An American Beauty...

The woman we'd all love to look like has definitely changed. She's still as American as fireworks on the Fourth of July, but she isn't blond, blue-eyed or even particularly tall. Perfect example: mulitcultural, multifaceted, multitalented Josie Maran.

By Barbara Sgroi naturally healthy

Over the last few years, there's been a change in our ideas about beauty. "People want to see a model who inspires strength and self-confidence now," explains modeling guru Katie Ford, president of Ford Models. Open any current magazine and you'll find fresh-faced American beauties like Josie Maran, whose look exemplifies the new ideal. A 23-year-old [she is now 25], 5' 6" California-born woman, Maran has the confidence to face the world looking perfectly unadorned and natural (she came to our photo shoot...straight out of bed!). "I think the emphasis on cleanliness is very much an American tradition," explains Kathy Peiss, author of Hope in a Jar: The Making of America's Beauty Culture (Owl Books). "American women make up their faces to have a clean look." And unlike the blond-haired, blue-eyed standard popular in the seventies--"That's when the American images was actually Swedish," laughs Ford--today there isn't one look that represents a national fantasy. "My dad is Russian and Polish; my mom is French, Dutch, and German," says Maran. "I'm an American mutt!" happily flawed

Not perfect? Not a problem. Maran is living proof that feeling beautiful can have as much to do with your mind as with your mirror. When an emergency appendectomy at age 12 left her with a big abdominal scar, Maran tried to keep it out of sight. "Growing up, I was very self-conscious about it," she recalls. "I always felt that everybody was staring at it. But I've learned to love it. Now I don't even try to hide it anymore--my scar is part of me." And happily, she's not the only American beauty with that I-love-myself-warts-and-all attitude. "Americans are more accepting of their bodies than before. More and more women are saying, 'This is how I am--this is my body, and frankly, I like it,' " says Gunnar Peterson, personal trainer to stars such as Jennifer Lopez, Penélope Cruz and Jennifer Connelly. "Their goals are different. The scale no longer dictates what makes them happy. Now it's more about the way you feel and function than just the way you look."

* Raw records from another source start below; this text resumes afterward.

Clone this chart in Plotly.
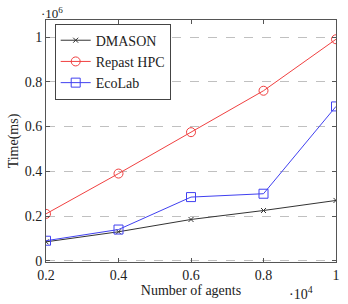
import plotly.graph_objects as go

agents = [2000, 4000, 6000, 8000, 10000]
dmason = [85000, 130000, 185000, 225000, 270000]
repast = [210000, 390000, 575000, 760000, 990000]
ecolab = [90000, 140000, 285000, 300000, 690000]

x_ticks = [2000, 4000, 6000, 8000, 10000]
x_ticktext = ["0.2", "0.4", "0.6", "0.8", "1"]
y_ticks = [0, 200000, 400000, 600000, 800000, 1000000]
y_ticktext = ["0", "0.2", "0.4", "0.6", "0.8", "1"]

FONT = "Liberation Serif"

fig = go.Figure()
fig.add_trace(go.Scatter(x=agents, y=dmason, name="DMASON", mode="lines+markers",
                         line=dict(color="#333333", width=1),
                         marker=dict(symbol="x-thin-open", size=5, color="#333333", line=dict(width=1, color="#333333"))))
fig.add_trace(go.Scatter(x=agents, y=repast, name="Repast HPC", mode="lines+markers",
                         line=dict(color="#f04040", width=1),
                         marker=dict(symbol="circle-open", size=9, color="#f04040", line=dict(width=1))))
fig.add_trace(go.Scatter(x=agents, y=ecolab, name="EcoLab", mode="lines+markers",
                         line=dict(color="#4040f0", width=1),
                         marker=dict(symbol="square-open", size=9, color="#4040f0", line=dict(width=1))))

fig.update_layout(
    width=348, height=304,
    margin=dict(l=46, r=8, t=20, b=42),
    paper_bgcolor="white", plot_bgcolor="white",
    font=dict(family=FONT, size=14, color="#222222"),
    showlegend=True,
    legend=dict(x=0.03, y=0.985, xanchor="left", yanchor="top",
                bgcolor="white", bordercolor="#444444", borderwidth=1,
                font=dict(family=FONT, size=14), tracegroupgap=0,
                itemwidth=30),
    xaxis=dict(range=[2000, 10000], tickvals=x_ticks, ticktext=x_ticktext,
               ticks="inside", ticklen=4, tickcolor="#555555",
               showline=True, linecolor="#555555", linewidth=1, mirror="ticks",
               showgrid=False, zeroline=False,
               title=dict(text="Number of agents", font=dict(family=FONT, size=14), standoff=0)),
    yaxis=dict(range=[-5000, 1076000], tickvals=y_ticks, ticktext=y_ticktext,
               ticks="inside", ticklen=4, tickcolor="#555555",
               showline=True, linecolor="#555555", linewidth=1, mirror="ticks",
               showgrid=True, gridcolor="#c0c0c0", griddash="dash", gridwidth=1,
               zeroline=False,
               title=dict(text="Time(ms)", font=dict(family=FONT, size=14), standoff=2)),
)

fig.add_annotation(text="·10<sup>6</sup>", xref="paper", yref="paper", x=0.02, y=1.0,
                   xanchor="center", yanchor="bottom", yshift=-3, showarrow=False,
                   font=dict(family=FONT, size=13))
fig.add_annotation(text="·10<sup>4</sup>", xref="paper", yref="paper", x=0.88, y=0.0,
                   xanchor="center", yanchor="top", yshift=-20, showarrow=False,
                   font=dict(family=FONT, size=14))

fig.write_html("out.html")
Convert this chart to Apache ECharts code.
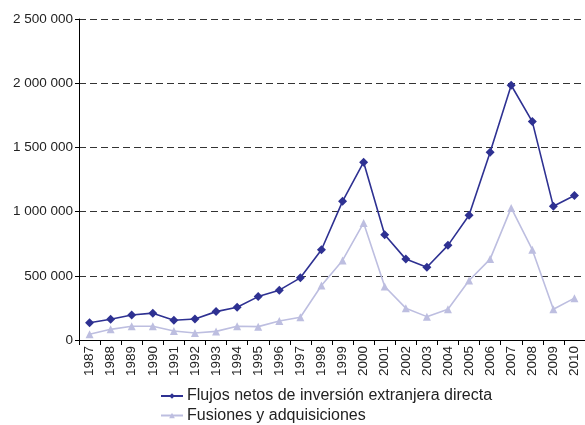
<!DOCTYPE html>
<html>
<head>
<meta charset="utf-8">
<script src="https://cdn.jsdelivr.net/npm/echarts@6/dist/echarts.min.js"></script>
<style>html,body{margin:0;padding:0;background:#fff}#c{width:585px;height:425px}</style>
</head>
<body>
<div id="c"></div>
<script>
const years = ['1987','1988','1989','1990','1991','1992','1993','1994','1995','1996','1997','1998','1999','2000','2001','2002','2003','2004','2005','2006','2007','2008','2009','2010'];
const flujosIED = [135000,162000,195000,209000,154000,164000,221000,255000,338000,388000,484000,703000,1080000,1385000,820000,630000,567000,737000,971000,1463000,1984000,1701000,1041000,1125000];
const fusiones = [45000,83000,107000,107000,70000,54000,67000,107000,104000,148000,177000,424000,620000,912000,417000,248000,182000,240000,463000,630000,1029000,703000,240000,326000];
const yTicks = [0,500000,1000000,1500000,2000000,2500000];
const seriesNames = ['Flujos netos de inversión extranjera directa','Fusiones y adquisiciones'];

const fmt = v => String(v).replace(/\B(?=(\d{3})+(?!\d))/g, ' ');
const legendBase = {
  orient:'vertical', left:160, padding:0, itemWidth:22, itemHeight:7, itemGap:0,
  textStyle:{fontSize:16,color:'#222',lineHeight:16,padding:[0,0,0,-1]}
};
const chart = echarts.init(document.getElementById('c'), null, {renderer:'canvas'});
chart.setOption({
  animation:false,
  textStyle:{fontFamily:'Liberation Sans, Arial, sans-serif'},
  grid:{left:79,right:0,top:19,bottom:85,containLabel:false},
  legend:[
    Object.assign({}, legendBase, {top:388, data:[seriesNames[0]]}),
    Object.assign({}, legendBase, {top:407.5, data:[seriesNames[1]]})
  ],
  xAxis:{
    type:'category', data:years, boundaryGap:true,
    axisLine:{lineStyle:{color:'#000',width:1}},
    axisTick:{show:true,length:5,lineStyle:{color:'#000'}},
    axisLabel:{rotate:90,fontSize:13.5,color:'#222',margin:6,interval:0}
  },
  yAxis:{
    type:'value', min:yTicks[0], max:yTicks[yTicks.length-1], interval:500000,
    axisLine:{show:true,lineStyle:{color:'#000',width:1}},
    axisTick:{show:true,length:4,lineStyle:{color:'#000'}},
    axisLabel:{fontSize:13.5,color:'#222',margin:6,formatter:fmt},
    splitLine:{show:true,lineStyle:{color:'#333',width:1,type:[7,4]}}
  },
  series:[
    {name:seriesNames[0],type:'line',data:flujosIED,symbol:'diamond',symbolSize:9,
     lineStyle:{color:'#2E3192',width:1.6},itemStyle:{color:'#2E3192'},z:3},
    {name:seriesNames[1],type:'line',data:fusiones,symbol:'triangle',symbolSize:8,
     lineStyle:{color:'#BDBEE0',width:1.6},itemStyle:{color:'#BDBEE0'},z:2}
  ]
});
</script>
</body>
</html>
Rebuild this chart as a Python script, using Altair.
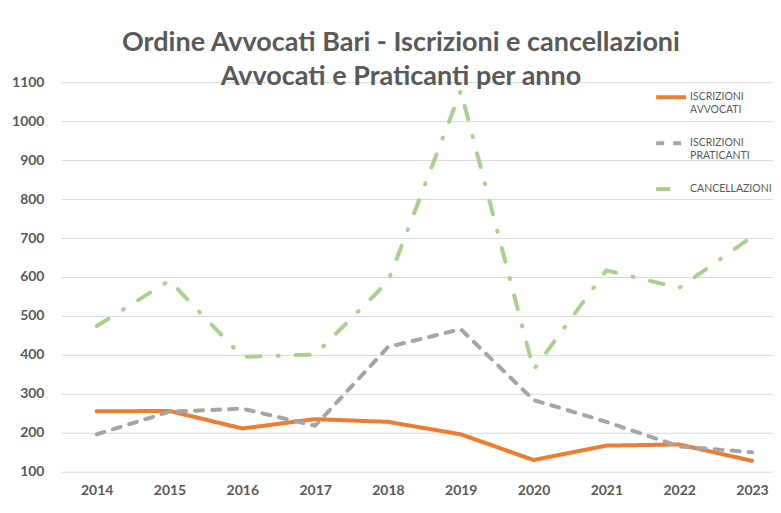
import altair as alt
import pandas as pd

years = ["2014", "2015", "2016", "2017", "2018", "2019", "2020", "2021", "2022", "2023"]
iscrizioni_avvocati = [255, 256, 211, 235, 228, 196, 130, 167, 170, 128]
iscrizioni_praticanti = [196, 254, 262, 218, 420, 466, 284, 228, 165, 150]
cancellazioni = [474, 591, 395, 401, 588, 1078, 362, 617, 572, 703]

series_names = ["ISCRIZIONI AVVOCATI", "ISCRIZIONI PRATICANTI", "CANCELLAZIONI"]
series_colors = ["#ED7D31", "#A5A5A5", "#A9D18E"]
series_dash = [[1, 0], [8, 9], [14, 17, 1, 17]]

rows = []
for name, vals in zip(series_names, [iscrizioni_avvocati, iscrizioni_praticanti, cancellazioni]):
    for y, v in zip(years, vals):
        rows.append({"anno": y, "valore": v, "serie": name})
df = pd.DataFrame(rows)

label_color = "#595959"

chart = alt.Chart(df).mark_line(strokeWidth=4, strokeCap="round", strokeJoin="round").encode(
    x=alt.X("anno:O", sort=years,
            scale=alt.Scale(type="point", padding=0.39, align=0.63),
            axis=alt.Axis(title=None, labelAngle=0, ticks=False, domain=False, grid=False,
                          labelFont="Lato", labelFontSize=14, labelFontWeight="bold",
                          labelColor=label_color, labelPadding=12)),
    y=alt.Y("valore:Q",
            scale=alt.Scale(domain=[100, 1100], nice=False, zero=False),
            axis=alt.Axis(title=None, values=list(range(100, 1101, 100)), format="d",
                          ticks=False, domain=False,
                          grid=True, gridColor="#D9D9D9", gridWidth=1,
                          labelFont="Lato", labelFontSize=14, labelFontWeight="bold",
                          labelColor=label_color, labelPadding=17)),
    color=alt.Color("serie:N", sort=series_names,
                    scale=alt.Scale(domain=series_names, range=series_colors),
                    legend=alt.Legend(title=None, orient="none", legendX=594, legendY=-2,
                                      padding=0,
                                      symbolType="stroke", symbolSize=900, symbolStrokeWidth=4,
                                      labelFont="Lato", labelFontSize=10.5, labelColor=label_color,
                                      labelExpr="split(datum.label, ' ')",
                                      rowPadding=11, labelOffset=2)),
    strokeDash=alt.StrokeDash("serie:N", sort=series_names,
                              scale=alt.Scale(domain=series_names, range=series_dash),
                              legend=None),
).properties(
    width=713,
    height=390,
    padding={"left": 3, "top": 21, "right": 0, "bottom": 0},
    title=alt.TitleParams(
        text=["Ordine Avvocati Bari - Iscrizioni e cancellazioni", "Avvocati e Praticanti per anno"],
        font="Lato", fontSize=27, fontWeight="bold", color=label_color,
        lineHeight=34, anchor="middle", dx=-16, offset=-16,
    ),
).configure_view(stroke=None)

chart.save("out.html", embed_options={"renderer": "svg", "actions": False})
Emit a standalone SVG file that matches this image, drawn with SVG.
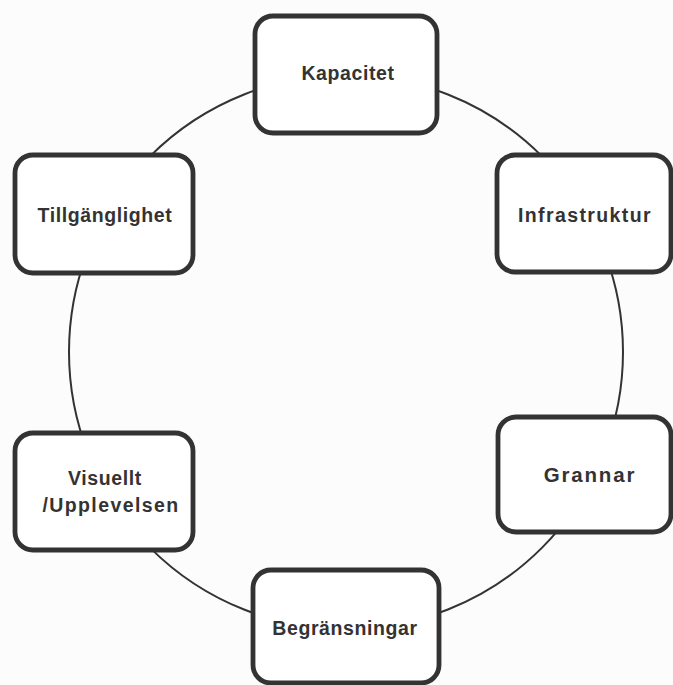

...can transform herself at night

Looking glamorous is a state of mind, not just the state of your makeup, insists New York City makeup artist Charlie Green: "American women don't go for an exaggerated look when they go out, whereas French women won't leave home without red lipstick." And morphing from Girl Next Door to Gorgeous is surprisingly simple. "Women know that putting your hair up is like slipping on a pair of high heels--it instantly makes you feel sexy and dressed up," says New York City hairstylist Colin Gold.

"Being comfortable in your own skin makes you incredibly attractive," says Maran.

...can be a tomboy and still feel girly

You're more likely to find Maran chasing a Frisbee on the beach or outside playing basketball with friends than sweating away in a gym. "Running on a treadmill is a drag--I'd rather make working out fun," says Maran. "I love nature and trees. I grew up playing in the dirt." So it's not surprising that when it comes to wearing makeup, this tree hugger chooses an outdoorsy glow. "An American beauty is a woman who looks fresh and healthy," explains Ford. "She might be wearing makeup, but it looks completely natural." Green agrees: "American women take care of their skin--the last thing they want to do is hide it under a lot of foundation." Maran doesn't need layers of eyeshadow or yards of frills to feel beautiful. "I feel just as feminine barefoot in jeans," she laughs. Now that's a beautiful thing.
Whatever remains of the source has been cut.